Once again I find myself unable to aptly convey how touched I am by your comments, love and support. All I can say is thank you, thank you for reaching out, thank you for sharing your story, thank you for holding a thought of comfort.
People handle loss and grief in their own way. There is no right and no wrong. You do the best you can do at any given moment. What worked yesterday might not work tomorrow. It just takes time.
I’m giving myself that time.
Having lost my husband two years ago and my brother last March, I’m perhaps a bit better “equipped” to handle a profound loss of my mother than most would be. I know the ‘stages of grief’ all too well. When a wave of emotion seemingly comes out of nowhere, I’m not totally blind-sided. I’m giving in to my body’s need for naps. My mind is a bit groggy-foggy so I’m trying to write things down more often. And on, and on.
All that being said, I’m staying busy. I like ‘busy’. It’s a coping mechanism for me. Both painting and writing are cathartic – even if you’re not grieving. I’m also occupying my time with the house. Mom and I chose this house for many reasons, one of which being that it’s “dual-living” with her living upstairs and me on the bottom level. Now that I’m here by myself, I have the freedom to change things around, however I want.
It’s utter bliss.
I haven’t lived by myself for nearly 25 years. I’ve always enjoyed solitude, even when I was younger, so being by myself doesn’t bother me at all. Quite the opposite!

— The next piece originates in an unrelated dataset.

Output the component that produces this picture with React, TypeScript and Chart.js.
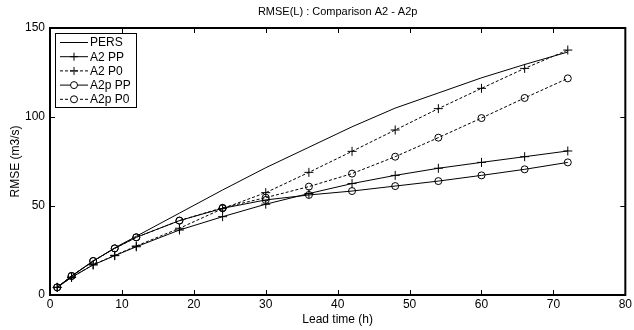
import React, { useEffect, useRef } from 'react';
import { Chart, registerables } from 'chart.js';

Chart.register(...registerables);

const leadTimes = [1, 3, 6, 9, 12, 18, 24, 30, 36, 42, 48, 54, 60, 66, 72];
const persValues = [4.3, 10.5, 19, 26.5, 33, 46, 59, 71.5, 83, 94.5, 105, 113.5, 122, 129.5, 136.5];
const a2PPValues = [4.3, 9.9, 16.9, 22.1, 27.1, 36.5, 44, 51, 57, 62.6, 67.2, 71.2, 74.5, 77.7, 80.9];
const a2P0Values = [4.3, 10, 17, 22.3, 27.5, 37.5, 48.5, 57.5, 68.9, 80.7, 92.7, 104.7, 116.1, 127.3, 137.6];
const a2pPPValues = [4.3, 10.7, 19.1, 26.2, 32.4, 41.8, 48.7, 53.4, 56.2, 58.4, 61.2, 64, 67.2, 70.6, 74.5];
const a2pP0Values = [4.3, 10.7, 19.1, 26.2, 32.4, 41.8, 49, 54.7, 60.9, 68.2, 77.7, 88.4, 99.4, 110.7, 121.7];

const xTickValues = [0, 10, 20, 30, 40, 50, 60, 70, 80];
const yTickValues = [0, 50, 100, 150];

const seriesLabels = ['PERS', 'A2 PP', 'A2 P0', 'A2p PP', 'A2p P0'];
const seriesMarkers = ['none', 'cross', 'cross', 'circle', 'circle'];
const seriesDashed = [false, false, true, false, true];

const titleText = 'RMSE(L) : Comparison A2 - A2p';
const xTitle = 'Lead time (h)';
const yTitle = 'RMSE (m3/s)';

const FONT = '"Liberation Sans", Arial, sans-serif';
const DASH = [3, 2];

const toPoints = (vals: number[]) => vals.map((v, i) => ({ x: leadTimes[i], y: v }));

const boxPlugin = {
  id: 'matlabBox',
  afterDraw(chart: any) {
    const { ctx, chartArea } = chart;
    const { left, right, top, bottom } = chartArea;
    const xs = chart.scales.x;
    const ys = chart.scales.y;
    ctx.save();
    ctx.strokeStyle = '#000';
    ctx.lineWidth = 1;
    ctx.beginPath();
    xTickValues.forEach((v) => {
      const px = Math.round(xs.getPixelForValue(v)) + 0.5;
      ctx.moveTo(px, bottom);
      ctx.lineTo(px, bottom - 5);
      ctx.moveTo(px, top);
      ctx.lineTo(px, top + 5);
    });
    yTickValues.forEach((v) => {
      const py = Math.round(ys.getPixelForValue(v)) + 0.5;
      ctx.moveTo(left, py);
      ctx.lineTo(left + 5, py);
      ctx.moveTo(right, py);
      ctx.lineTo(right - 5, py);
    });
    ctx.stroke();
    ctx.lineWidth = 2;
    ctx.strokeRect(left, top, right - left, bottom - top);

    // legend
    const lx = 55, ly = 33, lw = 81, lh = 74;
    ctx.fillStyle = '#fff';
    ctx.fillRect(lx, ly, lw, lh);
    ctx.lineWidth = 1;
    ctx.strokeRect(lx + 0.5, ly + 0.5, lw, lh);
    ctx.font = `12px ${FONT}`;
    ctx.textBaseline = 'middle';
    ctx.textAlign = 'left';
    seriesLabels.forEach((label, i) => {
      const y = 42.5 + i * 14.2;
      ctx.strokeStyle = '#000';
      ctx.lineWidth = 1;
      ctx.setLineDash(seriesDashed[i] ? DASH : []);
      ctx.beginPath();
      ctx.moveTo(60, y);
      ctx.lineTo(88, y);
      ctx.stroke();
      ctx.setLineDash([]);
      const cx = 74;
      if (seriesMarkers[i] === 'cross') {
        ctx.beginPath();
        ctx.moveTo(cx - 4, y);
        ctx.lineTo(cx + 4, y);
        ctx.moveTo(cx, y - 4);
        ctx.lineTo(cx, y + 4);
        ctx.stroke();
      } else if (seriesMarkers[i] === 'circle') {
        ctx.fillStyle = '#fff';
        ctx.beginPath();
        ctx.arc(cx, y, 3.5, 0, Math.PI * 2);
        ctx.fill();
        ctx.stroke();
      }
      ctx.fillStyle = '#000';
      ctx.fillText(label, 90, y + 0.5);
    });
    ctx.restore();
  },
};

export default function App() {
  const canvasRef = useRef<HTMLCanvasElement | null>(null);

  useEffect(() => {
    document.body.style.margin = '0';
    const canvas = canvasRef.current;
    if (!canvas) return;
    const allValues = [persValues, a2PPValues, a2P0Values, a2pPPValues, a2pP0Values];
    const datasets = allValues.map((vals, i) => ({
      label: seriesLabels[i],
      data: toPoints(vals),
      borderColor: '#000',
      backgroundColor: 'rgba(0,0,0,0)',
      borderWidth: 1,
      borderDash: seriesDashed[i] ? DASH : [],
      pointStyle: seriesMarkers[i] === 'none' ? false : seriesMarkers[i],
      pointRadius: seriesMarkers[i] === 'none' ? 0 : seriesMarkers[i] === 'cross' ? 4.5 : 3.5,
      pointBorderColor: '#000',
      pointBackgroundColor: 'rgba(0,0,0,0)',
      pointBorderWidth: 1,
      tension: 0,
    }));
    const chart = new Chart(canvas, {
      type: 'line',
      data: { datasets } as any,
      plugins: [boxPlugin],
      options: {
        animation: false,
        responsive: false,
        devicePixelRatio: 1,
        layout: { padding: { left: 0, right: 5, top: 0, bottom: 0 } },
        plugins: {
          legend: { display: false },
          tooltip: { enabled: false },
          title: {
            display: true,
            text: titleText,
            fullSize: false,
            color: '#000',
            font: { family: FONT, size: 11, weight: 'normal' },
            padding: { top: 5.5, bottom: 9.3 },
          },
        },
        scales: {
          x: {
            type: 'linear',
            min: 0,
            max: 80,
            afterBuildTicks: (scale: any) => {
              scale.ticks = xTickValues.map((v) => ({ value: v }));
            },
            afterFit: (scale: any) => {
              scale.height = 35;
            },
            grid: { display: false, drawTicks: false },
            border: { display: false },
            ticks: {
              color: '#000',
              padding: 2,
              maxRotation: 0,
              autoSkip: false,
              font: { family: FONT, size: 12 },
            },
            title: {
              display: true,
              text: xTitle,
              color: '#000',
              font: { family: FONT, size: 12 },
              padding: { top: 0, bottom: 2.8 },
            },
          },
          y: {
            type: 'linear',
            min: 0,
            max: 150,
            afterBuildTicks: (scale: any) => {
              scale.ticks = yTickValues.map((v) => ({ value: v }));
            },
            afterFit: (scale: any) => {
              scale.width = 50;
            },
            grid: { display: false, drawTicks: false },
            border: { display: false },
            ticks: {
              color: '#000',
              padding: 5,
              autoSkip: false,
              font: { family: FONT, size: 12 },
            },
            title: {
              display: true,
              text: yTitle,
              color: '#000',
              font: { family: FONT, size: 12 },
              padding: { top: 8.3, bottom: 0 },
            },
          },
        },
      } as any,
    });
    return () => chart.destroy();
  }, []);

  return (
    <div style={{ width: 634, height: 330 }}>
      <canvas ref={canvasRef} width={634} height={330} style={{ display: 'block' }} />
    </div>
  );
}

Now, my dear friend who helped so much with Mom’s care comes by daily and it’s been a Godsend. She’ll pick something up from the store, vacuum, play with the dog, and – if I want – just let me work. It’s a huge blessing. Even though I enjoy being by myself, it’s wonderful to have company too. But then, she’s special. We’re totally frank and open with each other. If I want to nap, I tell her. Or whatever. She’s been a huge help – not just since Mom passed but with those final days too. (I’m trying to get her to start a blog about homecare because she is so knowledgeable, caring, and understanding. I’ll let you know if I’m successful.)
Anyway, many people have asked me why I would want to stay by myself in a 2300 sq. foot house out in the ‘sticks’. Because I LOVE IT, that’s why! Not only that but, as I said, I won’t make any major changes for a while. There is so much to do here too. I couldn’t imagine moving with all of the stuff we have, anyway. Not to mention some of my brother’s belongings as well.
So I’m slowly going through small areas, a little at a time. Boxes for donation, some things might be sold, and lots of . . . “stuff”. To some it might sound horrible, going through your mother’s belongings, purging, organizing, and moving your own stuff into “her space”.
To me, it’s a blessing. The silver lining of the dark cloud of grief.
One last note – my neighbor/landlord told me to go ahead and ‘do what you want’ as far as decorating the house. I’d mentioned a couple of projects to him before Mom passed so he knows I’ve been anxious to transform our not-so-lovely Harvest Gold kitchen. He gave me carte blanche to do what I want. Of course I’ll pass everything by him first since it’s his house but it’s so much fun to visualize, dream, imagine.
While I’m moving slowly, taking my time to heal, I am moving. Moving forward.
It feels pretty darn good too.
Again, thank you all for your condolences and understanding. It means more than I can say.